The film works on multiple levels. It could be seen as a ghost story (the corpse vanishes!) or a thriller (there is a tense man-inside-the-house scene), but works best as a mystery or detective story with hints of the supernatural. The solution could be something simple (catalepsy) or something more nefarious. Brilliantly, the viewers never know any more than the lead character, so it is a ride we all take together. Given how great the film is, and how much Americans dislike watching foreign films, this seems like a prime contender for a remake in the next year or two.

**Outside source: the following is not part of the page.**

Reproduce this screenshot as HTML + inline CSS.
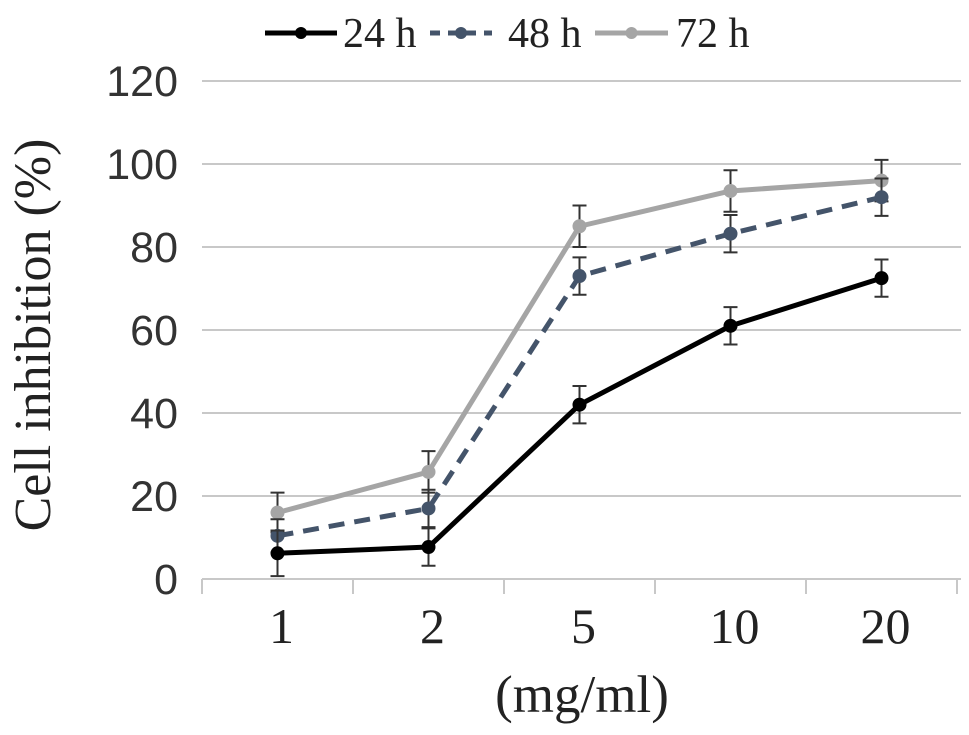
<!DOCTYPE html>
<html><head><meta charset="utf-8"><style>
html,body{margin:0;padding:0;background:#fff;}
svg{display:block;}
</style></head><body>
<svg id="chart" width="969" height="735" xmlns="http://www.w3.org/2000/svg">
<g id="grid"></g>
<g id="axes"></g>
<g id="series"></g>
<text x="50" y="335" transform="rotate(-90 50 335)" text-anchor="middle" font-family="Liberation Serif, serif" font-size="52" fill="#222">Cell inhibition (%)</text>
<text x="582" y="712" text-anchor="middle" font-family="Liberation Serif, serif" font-size="53" fill="#222">(mg/ml)</text>
<g id="legend"></g>
</svg>
<script>
const categories = ["1","2","5","10","20"];
const yTicks = [0,20,40,60,80,100,120];
const seriesNames = ["24 h","48 h","72 h"];
const v24 = [6.2, 7.7, 42, 61, 72.5];
const v48 = [10.4, 17, 73, 83.2, 92];
const v72 = [16, 25.8, 85, 93.5, 96];
const e24 = [5.5, 4.5, 4.5, 4.5, 4.5];
const e48 = [4, 4.5, 4.5, 4.5, 4.5];
const e72 = [4.8, 5, 5, 5, 5];

const NS="http://www.w3.org/2000/svg";
const X0=202, XW=151, Y0=579, YS=83/20;
function xPos(i){return X0+XW*(i+0.5);}
function yPos(v){return Y0-v*YS;}
function mk(tag,attrs,parent){const e=document.createElementNS(NS,tag);for(const k in attrs)e.setAttribute(k,attrs[k]);parent.appendChild(e);return e;}

const grid=document.getElementById('grid'), axes=document.getElementById('axes');
yTicks.forEach(t=>{
  if(t>0){const l=mk('line',{x1:X0,x2:X0+XW*5+4,y1:yPos(t),y2:yPos(t),stroke:'#c8c8c8','stroke-width':2},grid);
  
  }
  const tx=mk('text',{x:178,y:yPos(t)+15,'text-anchor':'end','font-family':'Liberation Sans, sans-serif','font-size':43,fill:'#333'},axes);
  tx.textContent=t;
  
  
});
const ax=mk('line',{x1:X0,x2:X0+XW*5+4,y1:Y0,y2:Y0,stroke:'#c8c8c8','stroke-width':2},axes);


for(let i=0;i<=5;i++){
  const t=mk('line',{x1:X0+XW*i,x2:X0+XW*i,y1:Y0,y2:Y0+15,stroke:'#c8c8c8','stroke-width':2},axes);
  
  
}
categories.forEach((c,i)=>{
  const tx=mk('text',{x:xPos(i)+4,y:643,'text-anchor':'middle','font-family':'Liberation Serif, serif','font-size':50,fill:'#222'},axes);
  tx.textContent=c;
  
  
});

const seriesDefs=[
  {vals:v24,errs:e24,color:'#000',dash:'',name:'series-24h'},
  {vals:v48,errs:e48,color:'#44546a',dash:'16 10',name:'series-48h'},
  {vals:v72,errs:e72,color:'#a5a5a5',dash:'',name:'series-72h'}
];
const sg=document.getElementById('series');
[2,1,0].forEach(si=>{
  const s=seriesDefs[si];
  const g=mk('g',{},sg);
  
  
  s.vals.forEach((v,i)=>{
    const x=xPos(i),yt=yPos(v+s.errs[i]),yb=yPos(v-s.errs[i]);
    const eb=mk('path',{d:`M${x},${yt}V${yb}M${x-7},${yt}H${x+7}M${x-7},${yb}H${x+7}`,stroke:'#333','stroke-width':2,fill:'none'},g);
    
    
  });
  const pl=mk('polyline',{points:s.vals.map((v,i)=>xPos(i)+','+yPos(v)).join(' '),fill:'none',stroke:s.color,'stroke-width':5,'stroke-dasharray':s.dash,'stroke-linejoin':'round'},g);
  
  
  s.vals.forEach((v,i)=>{
    const c=mk('circle',{cx:xPos(i),cy:yPos(v),r:7,fill:s.color},g);
    
    
  });
});

const lg=document.getElementById('legend');
const legPos=[[265,337,343],[430,492,508],[595,668,676]];
seriesNames.forEach((n,i)=>{
  const s=seriesDefs[i],p=legPos[i];
  const g=mk('g',{},lg);
  
  
  mk('line',{x1:p[0],x2:p[1],y1:33,y2:33,stroke:s.color,'stroke-width':5,'stroke-dasharray':i==1?'10 8':''},g);
  mk('circle',{cx:(p[0]+p[1])/2,cy:33,r:6,fill:s.color},g);
  const t=mk('text',{x:p[2],y:47,'font-family':'Liberation Serif, serif','font-size':42,fill:'#222'},g);
  t.textContent=n;
});
</script>
</body></html>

BLUE MY MIND — Played July 19th — Directed by Lisa Brühlmann, Switzerland
15-year-old Mia (Luna Wedler) is facing an overwhelming transformation which calls her entire existence into question. Her body is changing radically, and despite desperate attempts to halt the process, it continues unabated.
Shannon Liao writes, “Enjoying the film requires enjoying teen angst and body horror since there isn’t a moment without them.” That really sums up the gist of BLUE MY MIND. For my money, the strong point is the body horror. Some moments are not for the squeamish, as Mia goes to great lengths in order to stop her transformation. The “teen angst” is where things faltered for me. While certainly the situations are depicted in a realistic manner, the idea of watching groups of immature girls choke each other and make poor sexual decisions is not for me.

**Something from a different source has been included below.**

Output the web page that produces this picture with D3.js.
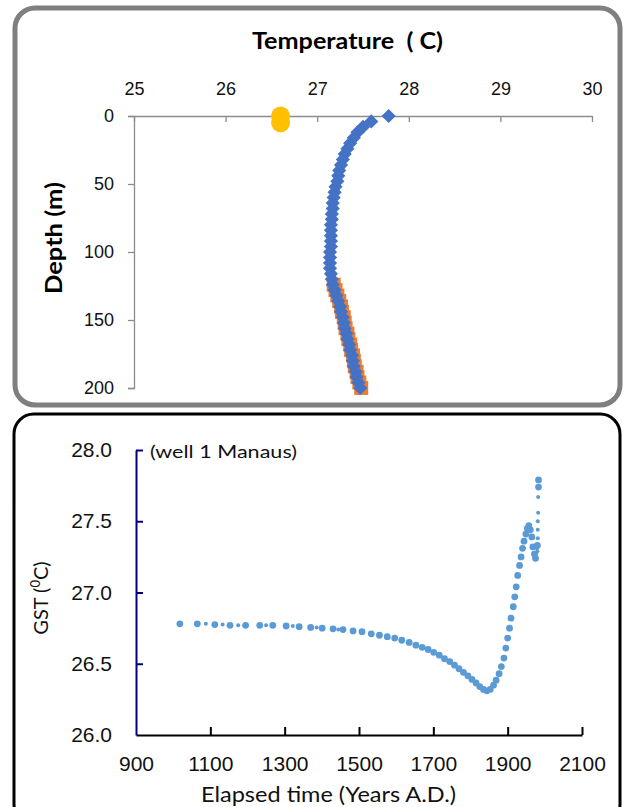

One has to wonder about the title. Indeed, there is a lot of blue in this film. Blue tinting, blue blankets, blue wardrobes. Not to an overwhelming degree, but definitely enough to get the point across. Though, what was the point? Why all the blue, and what does the title mean?
Much of what made the film really good were all the allusions, some subtle and some not subtle at all. Unfortunately, in this review it would be hard to comment on them because they would require giving away the transformation. Allusion, metaphor and foreshadowing is the name of the game here.